> WHAT NEEDS TO BE DONE: Retype only what runs from the first line of the listing to the line holding "298.65, 296.7, 295.45];", both included. Do not retype the pictures.

> SUPPLIED MATERIAL:
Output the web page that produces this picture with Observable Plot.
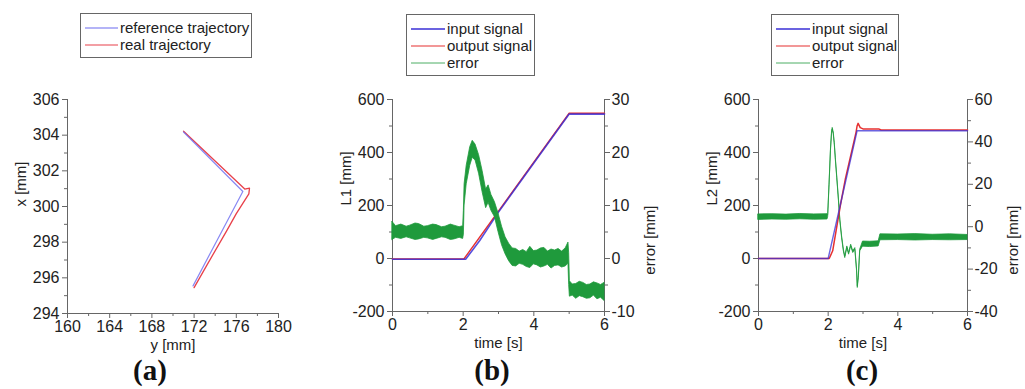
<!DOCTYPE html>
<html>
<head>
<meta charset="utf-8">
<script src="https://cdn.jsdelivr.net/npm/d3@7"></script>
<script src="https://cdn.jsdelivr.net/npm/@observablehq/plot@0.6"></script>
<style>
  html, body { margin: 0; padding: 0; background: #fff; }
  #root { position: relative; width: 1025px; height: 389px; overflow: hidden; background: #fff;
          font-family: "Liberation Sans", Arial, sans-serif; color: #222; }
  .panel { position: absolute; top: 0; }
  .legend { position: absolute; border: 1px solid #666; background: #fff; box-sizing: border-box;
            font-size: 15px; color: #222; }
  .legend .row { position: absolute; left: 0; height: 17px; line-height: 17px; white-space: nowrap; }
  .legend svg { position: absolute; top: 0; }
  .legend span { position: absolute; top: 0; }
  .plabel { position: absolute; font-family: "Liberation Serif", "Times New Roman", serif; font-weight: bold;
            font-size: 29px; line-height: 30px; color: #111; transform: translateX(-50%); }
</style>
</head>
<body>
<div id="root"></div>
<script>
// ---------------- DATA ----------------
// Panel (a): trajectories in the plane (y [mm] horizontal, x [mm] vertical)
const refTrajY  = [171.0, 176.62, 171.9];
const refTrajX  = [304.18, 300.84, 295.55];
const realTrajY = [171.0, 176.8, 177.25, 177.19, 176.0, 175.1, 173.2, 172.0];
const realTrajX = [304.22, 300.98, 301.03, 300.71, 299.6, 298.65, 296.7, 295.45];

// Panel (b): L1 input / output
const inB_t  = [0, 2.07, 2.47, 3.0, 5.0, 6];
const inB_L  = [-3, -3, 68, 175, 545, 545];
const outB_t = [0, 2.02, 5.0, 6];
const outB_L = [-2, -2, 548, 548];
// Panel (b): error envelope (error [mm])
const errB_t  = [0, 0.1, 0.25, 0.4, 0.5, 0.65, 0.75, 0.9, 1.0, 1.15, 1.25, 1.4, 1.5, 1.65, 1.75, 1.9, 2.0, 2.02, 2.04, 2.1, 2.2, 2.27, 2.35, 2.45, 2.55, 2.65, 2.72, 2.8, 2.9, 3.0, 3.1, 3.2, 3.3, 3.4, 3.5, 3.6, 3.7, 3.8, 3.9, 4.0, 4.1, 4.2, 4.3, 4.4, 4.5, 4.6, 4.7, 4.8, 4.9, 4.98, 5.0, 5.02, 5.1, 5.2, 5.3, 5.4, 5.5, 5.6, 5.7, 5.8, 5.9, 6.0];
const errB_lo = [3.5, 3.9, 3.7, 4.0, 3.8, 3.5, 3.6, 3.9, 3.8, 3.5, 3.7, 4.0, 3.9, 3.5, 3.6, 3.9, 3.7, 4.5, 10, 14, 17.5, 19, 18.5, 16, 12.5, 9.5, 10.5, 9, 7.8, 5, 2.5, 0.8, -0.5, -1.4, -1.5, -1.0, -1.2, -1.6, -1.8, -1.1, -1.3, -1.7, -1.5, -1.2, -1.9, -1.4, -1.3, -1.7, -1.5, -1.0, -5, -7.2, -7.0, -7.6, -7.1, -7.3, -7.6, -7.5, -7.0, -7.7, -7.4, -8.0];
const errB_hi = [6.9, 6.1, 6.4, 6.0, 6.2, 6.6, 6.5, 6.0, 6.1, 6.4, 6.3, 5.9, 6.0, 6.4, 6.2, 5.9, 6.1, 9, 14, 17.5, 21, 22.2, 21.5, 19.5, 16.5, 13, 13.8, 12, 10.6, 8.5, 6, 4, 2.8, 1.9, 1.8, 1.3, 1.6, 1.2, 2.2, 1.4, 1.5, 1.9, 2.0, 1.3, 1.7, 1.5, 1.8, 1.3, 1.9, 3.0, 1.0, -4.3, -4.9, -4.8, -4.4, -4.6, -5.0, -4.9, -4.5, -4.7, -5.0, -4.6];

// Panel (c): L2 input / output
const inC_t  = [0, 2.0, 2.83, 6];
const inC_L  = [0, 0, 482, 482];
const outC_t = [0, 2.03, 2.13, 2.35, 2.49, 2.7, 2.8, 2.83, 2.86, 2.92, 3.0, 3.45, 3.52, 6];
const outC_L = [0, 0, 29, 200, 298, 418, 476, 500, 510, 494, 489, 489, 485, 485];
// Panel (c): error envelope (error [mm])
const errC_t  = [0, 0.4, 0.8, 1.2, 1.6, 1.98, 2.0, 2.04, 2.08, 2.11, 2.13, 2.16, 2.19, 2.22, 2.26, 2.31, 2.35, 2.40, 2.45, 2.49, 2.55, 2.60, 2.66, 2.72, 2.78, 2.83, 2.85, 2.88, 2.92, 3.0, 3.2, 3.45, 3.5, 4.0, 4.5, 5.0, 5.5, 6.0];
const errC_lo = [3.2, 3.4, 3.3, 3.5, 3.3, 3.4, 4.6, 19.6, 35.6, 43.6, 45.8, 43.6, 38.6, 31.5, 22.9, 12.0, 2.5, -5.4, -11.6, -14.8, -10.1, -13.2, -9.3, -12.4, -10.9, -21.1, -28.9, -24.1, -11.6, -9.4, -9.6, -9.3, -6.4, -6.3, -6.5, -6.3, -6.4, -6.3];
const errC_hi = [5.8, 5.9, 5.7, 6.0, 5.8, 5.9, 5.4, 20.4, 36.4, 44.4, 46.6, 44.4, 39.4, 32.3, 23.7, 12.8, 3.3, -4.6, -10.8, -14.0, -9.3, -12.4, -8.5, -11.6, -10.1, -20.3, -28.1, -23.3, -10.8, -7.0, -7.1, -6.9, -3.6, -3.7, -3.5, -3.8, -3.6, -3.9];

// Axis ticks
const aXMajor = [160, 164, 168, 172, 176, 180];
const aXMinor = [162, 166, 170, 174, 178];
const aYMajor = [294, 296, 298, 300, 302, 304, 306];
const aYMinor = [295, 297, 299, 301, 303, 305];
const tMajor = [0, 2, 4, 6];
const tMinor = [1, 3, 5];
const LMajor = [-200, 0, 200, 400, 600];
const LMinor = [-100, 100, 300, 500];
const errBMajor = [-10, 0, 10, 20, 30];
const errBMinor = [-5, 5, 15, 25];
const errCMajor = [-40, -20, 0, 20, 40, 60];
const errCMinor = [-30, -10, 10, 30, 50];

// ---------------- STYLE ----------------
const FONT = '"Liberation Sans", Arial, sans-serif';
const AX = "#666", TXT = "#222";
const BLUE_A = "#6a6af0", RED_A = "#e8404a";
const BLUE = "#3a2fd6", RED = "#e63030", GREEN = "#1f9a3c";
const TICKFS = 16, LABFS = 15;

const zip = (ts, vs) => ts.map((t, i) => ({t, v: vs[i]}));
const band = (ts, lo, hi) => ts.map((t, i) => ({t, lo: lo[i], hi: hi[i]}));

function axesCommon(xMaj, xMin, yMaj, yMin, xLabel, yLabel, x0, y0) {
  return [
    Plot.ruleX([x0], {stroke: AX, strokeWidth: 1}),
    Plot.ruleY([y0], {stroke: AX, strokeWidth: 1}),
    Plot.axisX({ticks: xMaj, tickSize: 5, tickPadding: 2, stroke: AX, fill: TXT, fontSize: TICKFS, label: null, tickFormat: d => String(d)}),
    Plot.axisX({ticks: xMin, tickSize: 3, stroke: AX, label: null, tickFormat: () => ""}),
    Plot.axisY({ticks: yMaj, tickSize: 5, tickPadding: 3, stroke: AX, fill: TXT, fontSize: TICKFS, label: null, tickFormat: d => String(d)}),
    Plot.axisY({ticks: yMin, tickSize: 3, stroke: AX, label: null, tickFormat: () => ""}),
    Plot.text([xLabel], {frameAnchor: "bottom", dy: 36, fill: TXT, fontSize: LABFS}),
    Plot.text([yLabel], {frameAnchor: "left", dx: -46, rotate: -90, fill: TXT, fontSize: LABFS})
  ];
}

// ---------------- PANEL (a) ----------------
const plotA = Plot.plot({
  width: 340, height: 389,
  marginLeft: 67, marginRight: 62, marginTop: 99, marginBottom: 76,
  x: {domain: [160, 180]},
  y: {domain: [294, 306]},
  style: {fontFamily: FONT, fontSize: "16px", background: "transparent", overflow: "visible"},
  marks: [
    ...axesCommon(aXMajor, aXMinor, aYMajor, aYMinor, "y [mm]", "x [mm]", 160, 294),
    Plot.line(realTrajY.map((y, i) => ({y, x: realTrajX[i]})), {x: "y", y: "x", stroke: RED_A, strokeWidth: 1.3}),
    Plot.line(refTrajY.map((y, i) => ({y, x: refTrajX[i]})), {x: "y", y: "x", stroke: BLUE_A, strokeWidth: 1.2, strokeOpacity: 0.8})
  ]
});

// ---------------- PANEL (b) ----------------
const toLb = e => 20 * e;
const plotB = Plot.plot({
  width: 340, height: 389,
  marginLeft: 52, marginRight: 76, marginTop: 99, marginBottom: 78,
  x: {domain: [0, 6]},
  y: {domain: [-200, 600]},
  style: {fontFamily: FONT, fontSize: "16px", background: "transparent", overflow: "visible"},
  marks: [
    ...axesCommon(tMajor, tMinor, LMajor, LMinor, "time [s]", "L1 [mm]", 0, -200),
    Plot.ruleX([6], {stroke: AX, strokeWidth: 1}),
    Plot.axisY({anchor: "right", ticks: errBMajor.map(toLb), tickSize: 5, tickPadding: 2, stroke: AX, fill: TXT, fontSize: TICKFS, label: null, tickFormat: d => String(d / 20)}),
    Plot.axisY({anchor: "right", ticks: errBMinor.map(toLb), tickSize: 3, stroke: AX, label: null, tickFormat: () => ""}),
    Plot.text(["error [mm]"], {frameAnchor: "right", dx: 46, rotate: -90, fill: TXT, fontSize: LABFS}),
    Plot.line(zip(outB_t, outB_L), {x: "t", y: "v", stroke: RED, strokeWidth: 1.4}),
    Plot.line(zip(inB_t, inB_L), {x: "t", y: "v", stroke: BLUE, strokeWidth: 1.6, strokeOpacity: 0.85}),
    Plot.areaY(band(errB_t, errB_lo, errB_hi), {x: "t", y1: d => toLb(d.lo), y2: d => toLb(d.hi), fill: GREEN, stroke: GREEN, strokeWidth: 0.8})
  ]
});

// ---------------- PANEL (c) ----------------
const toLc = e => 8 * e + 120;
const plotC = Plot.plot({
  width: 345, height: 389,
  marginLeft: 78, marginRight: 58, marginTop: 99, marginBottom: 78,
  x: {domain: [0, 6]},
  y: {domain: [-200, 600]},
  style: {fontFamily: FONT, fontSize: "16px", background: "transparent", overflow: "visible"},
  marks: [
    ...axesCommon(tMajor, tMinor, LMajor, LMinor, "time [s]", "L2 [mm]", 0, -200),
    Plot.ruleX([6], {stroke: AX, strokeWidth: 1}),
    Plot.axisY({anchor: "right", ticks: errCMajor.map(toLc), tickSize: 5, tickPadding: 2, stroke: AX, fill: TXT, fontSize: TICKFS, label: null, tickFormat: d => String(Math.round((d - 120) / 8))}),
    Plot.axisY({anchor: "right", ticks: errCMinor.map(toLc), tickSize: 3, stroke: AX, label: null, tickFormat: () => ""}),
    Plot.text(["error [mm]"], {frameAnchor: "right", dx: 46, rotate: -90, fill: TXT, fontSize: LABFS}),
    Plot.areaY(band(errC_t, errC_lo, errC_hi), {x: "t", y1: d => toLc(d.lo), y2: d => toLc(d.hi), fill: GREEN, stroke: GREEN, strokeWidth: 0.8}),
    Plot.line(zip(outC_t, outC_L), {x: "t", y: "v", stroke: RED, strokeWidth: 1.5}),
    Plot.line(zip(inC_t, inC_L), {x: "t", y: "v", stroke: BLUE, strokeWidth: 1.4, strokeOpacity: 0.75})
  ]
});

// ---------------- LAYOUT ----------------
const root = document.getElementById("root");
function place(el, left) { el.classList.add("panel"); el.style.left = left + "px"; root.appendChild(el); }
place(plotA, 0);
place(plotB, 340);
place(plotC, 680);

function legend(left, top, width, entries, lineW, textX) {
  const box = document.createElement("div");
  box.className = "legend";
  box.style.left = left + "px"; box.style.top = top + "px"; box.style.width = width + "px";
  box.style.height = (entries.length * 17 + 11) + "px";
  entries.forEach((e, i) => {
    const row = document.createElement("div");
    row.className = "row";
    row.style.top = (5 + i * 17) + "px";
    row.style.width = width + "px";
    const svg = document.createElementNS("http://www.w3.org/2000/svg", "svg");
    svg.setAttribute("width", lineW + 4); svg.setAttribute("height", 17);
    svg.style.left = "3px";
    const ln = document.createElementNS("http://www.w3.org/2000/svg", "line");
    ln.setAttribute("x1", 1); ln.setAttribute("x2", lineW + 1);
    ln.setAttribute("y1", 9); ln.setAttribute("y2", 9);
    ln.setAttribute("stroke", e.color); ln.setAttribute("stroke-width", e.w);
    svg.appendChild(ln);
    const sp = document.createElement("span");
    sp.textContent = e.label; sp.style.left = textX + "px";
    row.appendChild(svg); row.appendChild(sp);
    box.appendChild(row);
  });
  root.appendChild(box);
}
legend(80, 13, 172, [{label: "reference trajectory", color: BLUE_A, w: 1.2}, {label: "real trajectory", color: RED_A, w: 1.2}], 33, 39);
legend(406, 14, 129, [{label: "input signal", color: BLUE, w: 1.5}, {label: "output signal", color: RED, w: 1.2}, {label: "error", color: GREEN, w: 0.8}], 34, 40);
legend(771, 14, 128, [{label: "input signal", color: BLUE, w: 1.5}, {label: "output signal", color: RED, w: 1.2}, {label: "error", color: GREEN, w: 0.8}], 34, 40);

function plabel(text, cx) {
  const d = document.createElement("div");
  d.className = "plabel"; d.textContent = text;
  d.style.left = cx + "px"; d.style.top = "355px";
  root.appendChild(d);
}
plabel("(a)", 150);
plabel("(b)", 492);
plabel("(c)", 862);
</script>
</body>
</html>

> THE OUTPUT:
Output the web page that produces this picture with Observable Plot.
<!DOCTYPE html>
<html>
<head>
<meta charset="utf-8">
<script src="https://cdn.jsdelivr.net/npm/d3@7"></script>
<script src="https://cdn.jsdelivr.net/npm/@observablehq/plot@0.6"></script>
<style>
  html, body { margin: 0; padding: 0; background: #fff; }
  #root { position: relative; width: 1025px; height: 389px; overflow: hidden; background: #fff;
          font-family: "Liberation Sans", Arial, sans-serif; color: #222; }
  .panel { position: absolute; top: 0; }
  .legend { position: absolute; border: 1px solid #666; background: #fff; box-sizing: border-box;
            font-size: 15px; color: #222; }
  .legend .row { position: absolute; left: 0; height: 17px; line-height: 17px; white-space: nowrap; }
  .legend svg { position: absolute; top: 0; }
  .legend span { position: absolute; top: 0; }
  .plabel { position: absolute; font-family: "Liberation Serif", "Times New Roman", serif; font-weight: bold;
            font-size: 29px; line-height: 30px; color: #111; transform: translateX(-50%); }
</style>
</head>
<body>
<div id="root"></div>
<script>
// ---------------- DATA ----------------
// Panel (a): trajectories in the plane (y [mm] horizontal, x [mm] vertical)
const refTrajY  = [171.0, 176.62, 171.9];
const refTrajX  = [304.18, 300.84, 295.55];
const realTrajY = [171.0, 176.8, 177.25, 177.19, 176.0, 175.1, 173.2, 172.0];
const realTrajX = [304.22, 300.98, 301.03, 300.71, 299.6, 298.65, 296.7, 295.45];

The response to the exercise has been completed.